Task statement:
Extract, unchanged, every line from the top of the material below through the line with "0.0561,0.0554];", and no more.

**** Data section ****

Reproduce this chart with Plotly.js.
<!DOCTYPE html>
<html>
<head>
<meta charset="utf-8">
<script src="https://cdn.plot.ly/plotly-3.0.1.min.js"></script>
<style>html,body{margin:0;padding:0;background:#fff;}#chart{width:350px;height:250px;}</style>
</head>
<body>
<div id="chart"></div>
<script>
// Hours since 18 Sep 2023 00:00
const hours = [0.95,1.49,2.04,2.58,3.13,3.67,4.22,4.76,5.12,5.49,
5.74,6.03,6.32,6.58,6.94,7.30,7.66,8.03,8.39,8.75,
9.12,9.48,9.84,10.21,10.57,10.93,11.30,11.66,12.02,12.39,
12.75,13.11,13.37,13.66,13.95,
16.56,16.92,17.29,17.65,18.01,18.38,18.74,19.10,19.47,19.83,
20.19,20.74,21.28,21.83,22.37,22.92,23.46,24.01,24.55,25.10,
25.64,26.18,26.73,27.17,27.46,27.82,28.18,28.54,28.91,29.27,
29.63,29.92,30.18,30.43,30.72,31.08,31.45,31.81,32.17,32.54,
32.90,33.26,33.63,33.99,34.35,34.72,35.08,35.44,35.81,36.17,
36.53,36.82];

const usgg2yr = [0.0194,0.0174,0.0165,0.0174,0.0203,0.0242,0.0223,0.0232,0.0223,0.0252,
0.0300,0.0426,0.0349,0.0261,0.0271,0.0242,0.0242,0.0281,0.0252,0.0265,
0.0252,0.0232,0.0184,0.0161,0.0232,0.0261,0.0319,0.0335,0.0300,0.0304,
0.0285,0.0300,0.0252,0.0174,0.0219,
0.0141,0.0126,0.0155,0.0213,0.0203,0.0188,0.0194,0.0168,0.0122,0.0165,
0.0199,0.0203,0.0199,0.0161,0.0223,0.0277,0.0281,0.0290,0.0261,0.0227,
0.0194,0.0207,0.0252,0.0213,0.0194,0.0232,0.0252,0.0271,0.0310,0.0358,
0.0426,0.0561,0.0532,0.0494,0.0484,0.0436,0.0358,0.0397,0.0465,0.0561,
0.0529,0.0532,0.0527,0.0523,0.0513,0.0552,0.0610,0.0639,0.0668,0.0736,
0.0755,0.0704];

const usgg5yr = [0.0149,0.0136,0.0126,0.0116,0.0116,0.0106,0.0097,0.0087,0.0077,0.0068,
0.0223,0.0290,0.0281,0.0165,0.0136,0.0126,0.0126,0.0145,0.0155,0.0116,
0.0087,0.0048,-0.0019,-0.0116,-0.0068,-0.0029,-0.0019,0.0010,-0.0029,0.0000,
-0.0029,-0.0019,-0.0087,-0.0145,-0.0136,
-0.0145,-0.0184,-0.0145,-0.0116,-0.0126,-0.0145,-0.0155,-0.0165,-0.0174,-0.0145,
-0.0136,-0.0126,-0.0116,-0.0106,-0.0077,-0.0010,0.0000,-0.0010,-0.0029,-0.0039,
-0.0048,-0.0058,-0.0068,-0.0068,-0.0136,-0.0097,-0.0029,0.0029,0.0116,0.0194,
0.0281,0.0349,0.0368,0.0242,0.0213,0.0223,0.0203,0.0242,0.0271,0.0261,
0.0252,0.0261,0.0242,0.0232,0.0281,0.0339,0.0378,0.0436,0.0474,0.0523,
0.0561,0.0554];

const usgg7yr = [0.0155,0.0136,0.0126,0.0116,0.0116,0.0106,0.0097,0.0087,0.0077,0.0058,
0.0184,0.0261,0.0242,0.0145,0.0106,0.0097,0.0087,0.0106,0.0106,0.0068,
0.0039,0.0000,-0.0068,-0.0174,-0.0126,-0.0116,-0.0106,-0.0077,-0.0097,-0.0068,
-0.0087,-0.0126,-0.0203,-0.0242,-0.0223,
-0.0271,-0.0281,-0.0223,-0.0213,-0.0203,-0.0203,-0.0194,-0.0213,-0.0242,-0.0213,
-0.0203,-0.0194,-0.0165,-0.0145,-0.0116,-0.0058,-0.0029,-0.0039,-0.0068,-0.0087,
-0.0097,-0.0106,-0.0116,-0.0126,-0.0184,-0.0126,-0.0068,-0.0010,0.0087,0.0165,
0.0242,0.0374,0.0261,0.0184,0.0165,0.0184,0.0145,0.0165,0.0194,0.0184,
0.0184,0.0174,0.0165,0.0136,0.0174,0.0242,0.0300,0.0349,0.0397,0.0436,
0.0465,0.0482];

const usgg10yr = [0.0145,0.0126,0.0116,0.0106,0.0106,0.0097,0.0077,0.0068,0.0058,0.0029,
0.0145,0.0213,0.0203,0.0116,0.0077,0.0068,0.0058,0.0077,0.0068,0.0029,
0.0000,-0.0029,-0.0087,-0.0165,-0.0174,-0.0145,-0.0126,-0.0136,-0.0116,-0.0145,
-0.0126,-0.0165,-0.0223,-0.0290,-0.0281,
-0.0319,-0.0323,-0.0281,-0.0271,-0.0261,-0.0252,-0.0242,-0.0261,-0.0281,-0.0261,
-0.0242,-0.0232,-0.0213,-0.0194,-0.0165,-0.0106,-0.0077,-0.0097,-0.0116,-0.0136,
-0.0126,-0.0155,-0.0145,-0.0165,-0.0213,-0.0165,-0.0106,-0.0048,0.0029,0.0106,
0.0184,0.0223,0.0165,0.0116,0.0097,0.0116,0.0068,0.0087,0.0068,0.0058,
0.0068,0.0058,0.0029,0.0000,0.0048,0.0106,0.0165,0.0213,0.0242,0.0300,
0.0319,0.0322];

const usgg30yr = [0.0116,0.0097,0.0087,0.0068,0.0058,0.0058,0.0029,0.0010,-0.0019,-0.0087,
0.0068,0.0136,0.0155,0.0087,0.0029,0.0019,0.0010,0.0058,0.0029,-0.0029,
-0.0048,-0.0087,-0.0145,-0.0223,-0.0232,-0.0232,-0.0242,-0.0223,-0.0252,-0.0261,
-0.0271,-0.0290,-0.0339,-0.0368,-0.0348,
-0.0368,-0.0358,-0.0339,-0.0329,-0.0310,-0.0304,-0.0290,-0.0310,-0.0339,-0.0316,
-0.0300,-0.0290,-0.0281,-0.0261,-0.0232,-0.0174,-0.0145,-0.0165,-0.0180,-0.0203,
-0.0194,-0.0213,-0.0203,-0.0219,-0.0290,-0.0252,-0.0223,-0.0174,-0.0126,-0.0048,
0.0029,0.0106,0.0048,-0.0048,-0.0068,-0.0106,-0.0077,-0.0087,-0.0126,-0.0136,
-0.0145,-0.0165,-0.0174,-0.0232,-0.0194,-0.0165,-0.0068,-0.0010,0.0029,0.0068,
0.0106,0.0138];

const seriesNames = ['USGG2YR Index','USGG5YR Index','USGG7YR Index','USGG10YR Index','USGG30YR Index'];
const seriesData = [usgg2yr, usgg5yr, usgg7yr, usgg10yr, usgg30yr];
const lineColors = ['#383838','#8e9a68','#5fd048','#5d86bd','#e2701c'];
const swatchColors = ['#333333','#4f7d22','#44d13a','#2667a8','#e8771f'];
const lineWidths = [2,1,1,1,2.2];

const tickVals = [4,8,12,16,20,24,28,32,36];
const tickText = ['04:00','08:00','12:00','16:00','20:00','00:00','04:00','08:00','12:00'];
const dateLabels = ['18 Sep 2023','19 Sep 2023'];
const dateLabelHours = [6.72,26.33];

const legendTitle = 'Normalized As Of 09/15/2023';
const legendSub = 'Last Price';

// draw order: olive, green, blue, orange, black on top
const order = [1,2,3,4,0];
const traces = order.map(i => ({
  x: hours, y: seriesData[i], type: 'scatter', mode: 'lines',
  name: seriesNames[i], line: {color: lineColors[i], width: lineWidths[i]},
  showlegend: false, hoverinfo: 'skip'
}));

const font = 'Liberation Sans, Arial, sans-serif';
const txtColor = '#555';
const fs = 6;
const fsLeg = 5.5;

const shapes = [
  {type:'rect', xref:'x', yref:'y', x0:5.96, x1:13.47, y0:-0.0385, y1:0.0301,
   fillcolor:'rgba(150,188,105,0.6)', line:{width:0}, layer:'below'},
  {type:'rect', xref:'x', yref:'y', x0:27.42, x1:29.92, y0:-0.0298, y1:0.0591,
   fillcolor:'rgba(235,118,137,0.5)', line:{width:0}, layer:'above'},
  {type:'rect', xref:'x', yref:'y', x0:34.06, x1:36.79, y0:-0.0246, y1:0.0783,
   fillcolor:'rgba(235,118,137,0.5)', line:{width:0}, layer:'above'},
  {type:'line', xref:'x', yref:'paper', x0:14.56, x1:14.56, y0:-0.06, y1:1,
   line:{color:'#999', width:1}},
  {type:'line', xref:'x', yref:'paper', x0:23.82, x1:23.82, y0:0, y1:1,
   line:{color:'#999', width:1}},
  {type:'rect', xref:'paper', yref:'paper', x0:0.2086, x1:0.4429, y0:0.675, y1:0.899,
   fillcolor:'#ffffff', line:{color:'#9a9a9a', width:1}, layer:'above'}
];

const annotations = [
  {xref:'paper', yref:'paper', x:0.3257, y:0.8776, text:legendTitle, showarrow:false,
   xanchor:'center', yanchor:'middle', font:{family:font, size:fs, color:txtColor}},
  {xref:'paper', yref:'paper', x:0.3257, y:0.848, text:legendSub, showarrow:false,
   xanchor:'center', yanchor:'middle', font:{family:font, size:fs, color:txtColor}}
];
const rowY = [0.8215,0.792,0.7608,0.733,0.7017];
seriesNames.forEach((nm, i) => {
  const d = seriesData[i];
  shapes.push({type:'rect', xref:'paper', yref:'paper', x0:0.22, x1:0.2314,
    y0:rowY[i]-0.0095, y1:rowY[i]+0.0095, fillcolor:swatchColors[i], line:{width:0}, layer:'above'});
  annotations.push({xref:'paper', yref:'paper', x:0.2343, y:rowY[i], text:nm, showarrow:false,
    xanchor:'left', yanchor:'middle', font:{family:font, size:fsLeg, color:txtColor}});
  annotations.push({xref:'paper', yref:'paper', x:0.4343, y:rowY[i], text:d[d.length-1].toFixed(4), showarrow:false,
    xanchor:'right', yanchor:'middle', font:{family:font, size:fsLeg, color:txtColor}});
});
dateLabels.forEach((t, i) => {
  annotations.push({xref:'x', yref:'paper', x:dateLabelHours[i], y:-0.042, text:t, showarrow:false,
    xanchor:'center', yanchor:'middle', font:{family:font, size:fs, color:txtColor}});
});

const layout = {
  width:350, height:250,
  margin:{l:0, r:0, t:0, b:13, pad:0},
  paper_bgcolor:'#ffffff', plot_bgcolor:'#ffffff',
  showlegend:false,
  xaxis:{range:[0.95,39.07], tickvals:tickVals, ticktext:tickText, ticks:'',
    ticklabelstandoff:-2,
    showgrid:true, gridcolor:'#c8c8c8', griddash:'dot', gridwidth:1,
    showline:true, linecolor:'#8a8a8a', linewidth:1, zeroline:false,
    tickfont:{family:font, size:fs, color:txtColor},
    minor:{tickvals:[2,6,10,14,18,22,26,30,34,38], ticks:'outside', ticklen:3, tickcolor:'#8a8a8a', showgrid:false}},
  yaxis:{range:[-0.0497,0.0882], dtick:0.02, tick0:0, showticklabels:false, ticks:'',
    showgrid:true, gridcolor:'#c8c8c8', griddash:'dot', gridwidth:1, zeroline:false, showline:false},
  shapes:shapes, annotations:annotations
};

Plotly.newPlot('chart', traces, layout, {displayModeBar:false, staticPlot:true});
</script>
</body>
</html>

****

Task solution:
Reproduce this chart with Plotly.js.
<!DOCTYPE html>
<html>
<head>
<meta charset="utf-8">
<script src="https://cdn.plot.ly/plotly-3.0.1.min.js"></script>
<style>html,body{margin:0;padding:0;background:#fff;}#chart{width:350px;height:250px;}</style>
</head>
<body>
<div id="chart"></div>
<script>
// Hours since 18 Sep 2023 00:00
const hours = [0.95,1.49,2.04,2.58,3.13,3.67,4.22,4.76,5.12,5.49,
5.74,6.03,6.32,6.58,6.94,7.30,7.66,8.03,8.39,8.75,
9.12,9.48,9.84,10.21,10.57,10.93,11.30,11.66,12.02,12.39,
12.75,13.11,13.37,13.66,13.95,
16.56,16.92,17.29,17.65,18.01,18.38,18.74,19.10,19.47,19.83,
20.19,20.74,21.28,21.83,22.37,22.92,23.46,24.01,24.55,25.10,
25.64,26.18,26.73,27.17,27.46,27.82,28.18,28.54,28.91,29.27,
29.63,29.92,30.18,30.43,30.72,31.08,31.45,31.81,32.17,32.54,
32.90,33.26,33.63,33.99,34.35,34.72,35.08,35.44,35.81,36.17,
36.53,36.82];

const usgg2yr = [0.0194,0.0174,0.0165,0.0174,0.0203,0.0242,0.0223,0.0232,0.0223,0.0252,
0.0300,0.0426,0.0349,0.0261,0.0271,0.0242,0.0242,0.0281,0.0252,0.0265,
0.0252,0.0232,0.0184,0.0161,0.0232,0.0261,0.0319,0.0335,0.0300,0.0304,
0.0285,0.0300,0.0252,0.0174,0.0219,
0.0141,0.0126,0.0155,0.0213,0.0203,0.0188,0.0194,0.0168,0.0122,0.0165,
0.0199,0.0203,0.0199,0.0161,0.0223,0.0277,0.0281,0.0290,0.0261,0.0227,
0.0194,0.0207,0.0252,0.0213,0.0194,0.0232,0.0252,0.0271,0.0310,0.0358,
0.0426,0.0561,0.0532,0.0494,0.0484,0.0436,0.0358,0.0397,0.0465,0.0561,
0.0529,0.0532,0.0527,0.0523,0.0513,0.0552,0.0610,0.0639,0.0668,0.0736,
0.0755,0.0704];

const usgg5yr = [0.0149,0.0136,0.0126,0.0116,0.0116,0.0106,0.0097,0.0087,0.0077,0.0068,
0.0223,0.0290,0.0281,0.0165,0.0136,0.0126,0.0126,0.0145,0.0155,0.0116,
0.0087,0.0048,-0.0019,-0.0116,-0.0068,-0.0029,-0.0019,0.0010,-0.0029,0.0000,
-0.0029,-0.0019,-0.0087,-0.0145,-0.0136,
-0.0145,-0.0184,-0.0145,-0.0116,-0.0126,-0.0145,-0.0155,-0.0165,-0.0174,-0.0145,
-0.0136,-0.0126,-0.0116,-0.0106,-0.0077,-0.0010,0.0000,-0.0010,-0.0029,-0.0039,
-0.0048,-0.0058,-0.0068,-0.0068,-0.0136,-0.0097,-0.0029,0.0029,0.0116,0.0194,
0.0281,0.0349,0.0368,0.0242,0.0213,0.0223,0.0203,0.0242,0.0271,0.0261,
0.0252,0.0261,0.0242,0.0232,0.0281,0.0339,0.0378,0.0436,0.0474,0.0523,
0.0561,0.0554];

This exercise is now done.